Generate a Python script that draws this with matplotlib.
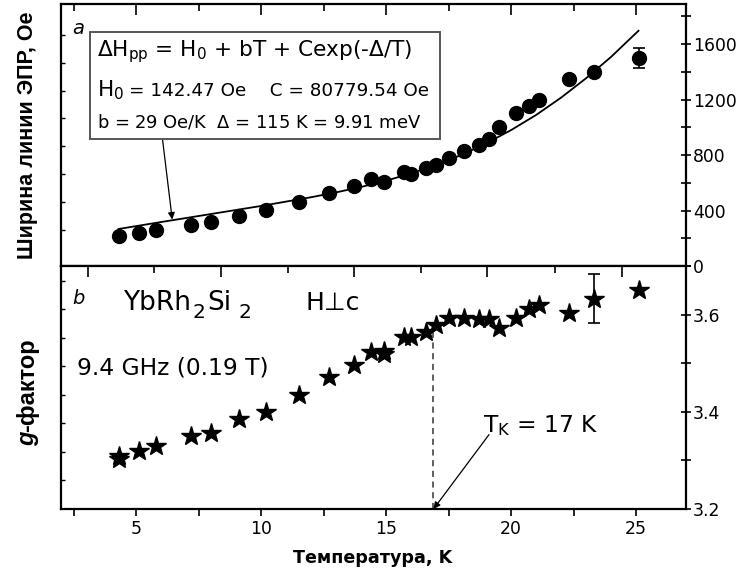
import matplotlib
matplotlib.use("Agg")
import matplotlib.pyplot as plt
from matplotlib.ticker import MultipleLocator, FixedLocator, FormatStrFormatter

plt.rcParams['font.family'] = ['DejaVu Sans']
plt.rcParams['mathtext.fontset'] = 'dejavusans'

# ---------------- data ----------------
T_top = [4.3, 5.1, 5.8, 7.2, 8.0, 9.1, 10.2, 11.5, 12.7, 13.7, 14.4, 14.9, 15.7,
         16.0, 16.6, 17.0, 17.5, 18.1, 18.7, 19.1, 19.5, 20.2, 20.7, 21.1, 22.3,
         23.3, 25.1]
dH = [216, 238, 259, 295, 317, 360, 403, 461, 526, 576, 626, 605, 677,
      662, 706, 727, 778, 828, 871, 914, 1000, 1102, 1152, 1195, 1346,
      1397, 1498]
dH_err_T = [25.1]
dH_err_val = [1498]
dH_err = [72]

fit_T = [4.3, 6, 8, 10, 12, 13, 14, 15, 16, 17, 18, 19, 20, 21, 22, 23, 24, 25.1]
fit_dH = [267, 317, 375, 433, 496, 531, 570, 615, 668, 729, 800, 884, 980,
          1089, 1214, 1354, 1508, 1697]

T_bot = [4.3, 4.3, 5.1, 5.8, 7.2, 8.0, 9.1, 10.2, 11.5, 12.7, 13.7, 14.4, 14.9,
         14.9, 15.7, 16.0, 16.6, 17.0, 17.5, 18.1, 18.7, 19.1, 19.5, 20.2, 20.7,
         21.1, 22.3, 23.3, 25.1]
g_val = [3.309, 3.302, 3.320, 3.330, 3.350, 3.357, 3.386, 3.400, 3.435, 3.472,
         3.497, 3.524, 3.526, 3.519, 3.553, 3.553, 3.565, 3.579, 3.594, 3.594,
         3.591, 3.591, 3.573, 3.592, 3.612, 3.620, 3.604, 3.633, 3.650]
g_err_T = [23.3]
g_err_val = [3.633]
g_err = [0.05]

T_K = 16.9
g_TK = 3.565

x_ticks = [5, 10, 15, 20, 25]
top_yticks = [0, 400, 800, 1200, 1600]
bot_yticks = [3.2, 3.4, 3.6]

W, H = 741, 578
fig = plt.figure(figsize=(W / 100, H / 100), dpi=100)

def fx(px):
    return px / W

def fy(py):
    return 1 - py / H

L, R = 61, 686
ax_t = fig.add_axes([fx(L), fy(266), fx(R - L), (266 - 4) / H])
ax_b = fig.add_axes([fx(L), fy(509), fx(R - L), (509 - 266) / H])

# small left ticks (twins made first, they reset tick sides)
for ax, start, step in ((ax_t, 0.137, 0.1065), (ax_b, 0.119, 0.117)):
    lt = ax.twinx()
    lt.set_ylim(0, 1)
    lt.yaxis.tick_left()
    lt.set_yticks([start + k * step for k in range(8)])
    lt.tick_params(axis='y', direction='in', length=3, width=1.0, labelleft=False,
                   labelright=False, left=True, right=False)
    for s in lt.spines.values():
        s.set_visible(False)

# odd top ticks of bottom panel
tw = ax_b.twiny()
tw.set_xlim(2, 27)
tw.xaxis.set_major_locator(FixedLocator([3.08, 8.4, 13.72, 19.04, 24.44]))
tw.xaxis.set_minor_locator(FixedLocator([5.72, 11.08, 16.4, 21.76]))
tw.tick_params(axis='x', which='major', direction='in', length=8, width=1.2,
               labeltop=False, top=True, bottom=False)
tw.tick_params(axis='x', which='minor', direction='in', length=5, width=1.2,
               top=True, bottom=False)
for s in tw.spines.values():
    s.set_visible(False)

for ax in (ax_t, ax_b):
    ax.set_xlim(2, 27)
    for s in ax.spines.values():
        s.set_linewidth(1.6)
    ax.yaxis.tick_right()
    ax.yaxis.set_label_position('right')

# ---------------- top panel ----------------
ax_t.set_ylim(0, 1890)
ax_t.plot(fit_T, fit_dH, color='black', lw=1.3, zorder=2)
ax_t.plot(T_top, dH, 'o', color='black', ms=10, zorder=3)
ax_t.errorbar(dH_err_T, dH_err_val, yerr=dH_err, fmt='none', ecolor='black',
              elinewidth=1.2, capsize=4, capthick=1.2, zorder=3)
ax_t.set_yticks(top_yticks)
ax_t.yaxis.set_minor_locator(MultipleLocator(200))
ax_t.tick_params(axis='y', which='both', direction='inout', length=7, width=1.2,
                 labelsize=12.4, pad=1.5, right=True, left=False,
                 labelright=True, labelleft=False)
ax_t.set_xticks(x_ticks)
ax_t.xaxis.set_minor_locator(MultipleLocator(2.5))
ax_t.xaxis.tick_top()
ax_t.tick_params(axis='x', which='major', direction='in', length=8, width=1.2,
                 labeltop=False, labelbottom=False, top=True, bottom=False)
ax_t.tick_params(axis='x', which='minor', direction='in', length=5, width=1.2,
                 top=True, bottom=False)

ax_t.text(0.018, 0.908, 'a', transform=ax_t.transAxes, fontsize=14,
          style='italic', ha='left', va='center')

box = plt.Rectangle(((90 - L) / (R - L), (266 - 139) / 262),
                    (440 - 90) / (R - L), (139 - 32) / 262,
                    transform=ax_t.transAxes, fill=True, facecolor='white',
                    edgecolor='#555555', lw=1.4, zorder=4)
ax_t.add_patch(box)

ax_t.text((97 - L) / (R - L), (266 - 56) / 262,
          r'$\Delta$H$_{\rm pp}$ = H$_0$ + bT + Cexp(-$\Delta$/T)',
          transform=ax_t.transAxes, fontsize=15.6, ha='left', va='baseline', zorder=5)
ax_t.text((97 - L) / (R - L), (266 - 96) / 262, r'H$_0$',
          transform=ax_t.transAxes, fontsize=15.6, ha='left', va='baseline', zorder=5)
ax_t.text((129 - L) / (R - L), (266 - 96) / 262, '= 142.47 Oe    C = 80779.54 Oe',
          transform=ax_t.transAxes, fontsize=13.2, ha='left', va='baseline', zorder=5)
ax_t.text((97 - L) / (R - L), (266 - 128) / 262,
          r'b = 29 Oe/K  $\Delta$ = 115 K = 9.91 meV',
          transform=ax_t.transAxes, fontsize=12.9, ha='left', va='baseline', zorder=5)

ax_t.annotate('', xy=(6.45, 335), xytext=(6.05, 930),
              arrowprops=dict(arrowstyle='-|>', color='black', lw=0.9,
                              mutation_scale=10, shrinkA=0, shrinkB=0), zorder=3)

# ---------------- bottom panel ----------------
ax_b.set_ylim(3.2, 3.7)
ax_b.plot(T_bot, g_val, '*', color='black', ms=14.5, zorder=3)
ax_b.errorbar(g_err_T, g_err_val, yerr=g_err, fmt='none', ecolor='black',
              elinewidth=1.2, capsize=4, capthick=1.2, zorder=3)
ax_b.plot([T_K, T_K], [3.2, g_TK], ls=(0, (4, 3)), color='#333333', lw=1.1, zorder=2)
ax_b.annotate('', xy=(T_K, 3.2), xytext=(19.12, 3.353),
              arrowprops=dict(arrowstyle='-|>', color='black', lw=0.9,
                              mutation_scale=10, shrinkA=0, shrinkB=0))

ax_b.set_yticks(bot_yticks)
ax_b.yaxis.set_minor_locator(MultipleLocator(0.1))
ax_b.yaxis.set_major_formatter(FormatStrFormatter('%.1f'))
ax_b.tick_params(axis='y', which='both', direction='inout', length=7, width=1.2,
                 labelsize=12.4, pad=1.5, right=True, left=False,
                 labelright=True, labelleft=False)
ax_b.set_xticks(x_ticks)
ax_b.xaxis.set_minor_locator(MultipleLocator(2.5))
ax_b.tick_params(axis='x', which='both', direction='out', length=5, width=1.2,
                 labelsize=12.4, pad=3, top=False, bottom=True)

ax_b.text(0.018, 0.868, 'b', transform=ax_b.transAxes, fontsize=14,
          style='italic', ha='left', va='center')

# YbRh2Si2 with low subscripts
yb = (509 - 310) / 243
sub = (509 - 318) / 243
def bx(px):
    return (px - L) / (R - L)
ax_b.text(bx(123), yb, 'YbRh', transform=ax_b.transAxes, fontsize=19,
          ha='left', va='baseline')
ax_b.text(bx(193), sub, '2', transform=ax_b.transAxes, fontsize=14.5,
          ha='left', va='baseline')
ax_b.text(bx(207), yb, 'Si', transform=ax_b.transAxes, fontsize=19,
          ha='left', va='baseline')
ax_b.text(bx(238), sub, '2', transform=ax_b.transAxes, fontsize=14.5,
          ha='left', va='baseline')
ax_b.text(bx(305), yb, 'H\u22a5c', transform=ax_b.transAxes, fontsize=18,
          ha='left', va='baseline')
ax_b.text(bx(77), (509 - 375) / 243, '9.4 GHz (0.19 T)',
          transform=ax_b.transAxes, fontsize=16.8, ha='left', va='baseline')
ax_b.text(bx(483), (509 - 432) / 243, r'T$_{\rm K}$ = 17 K',
          transform=ax_b.transAxes, fontsize=16.8, ha='left', va='baseline')

# axis labels
fig.text(fx(373), fy(558), 'Температура, K', fontsize=12.6, fontweight='bold',
         ha='center', va='center')
fig.text(fx(28), fy(135), 'Ширина линии ЭПР, Oe', fontsize=15.5, fontweight='bold',
         family='Liberation Sans', rotation=90, ha='center', va='center')
fig.text(fx(28), fy(446), 'g', fontsize=17, fontweight='bold', style='italic',
         family='Liberation Sans', rotation=90, ha='center', va='bottom')
fig.text(fx(28), fy(432), '-фактор', fontsize=17, fontweight='bold',
         family='Liberation Sans', rotation=90, ha='center', va='bottom')

fig.savefig('out.png', dpi=100)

> [Required work]
Please repeat exactly the data above from its first line to the line that contains "plt.rcParams['mathtext.fontset'] = 'dejavusans'", inclusive, and leave every picture out.

> [Task response]
Generate a Python script that draws this with matplotlib.
import matplotlib
matplotlib.use("Agg")
import matplotlib.pyplot as plt
from matplotlib.ticker import MultipleLocator, FixedLocator, FormatStrFormatter

plt.rcParams['font.family'] = ['DejaVu Sans']
plt.rcParams['mathtext.fontset'] = 'dejavusans'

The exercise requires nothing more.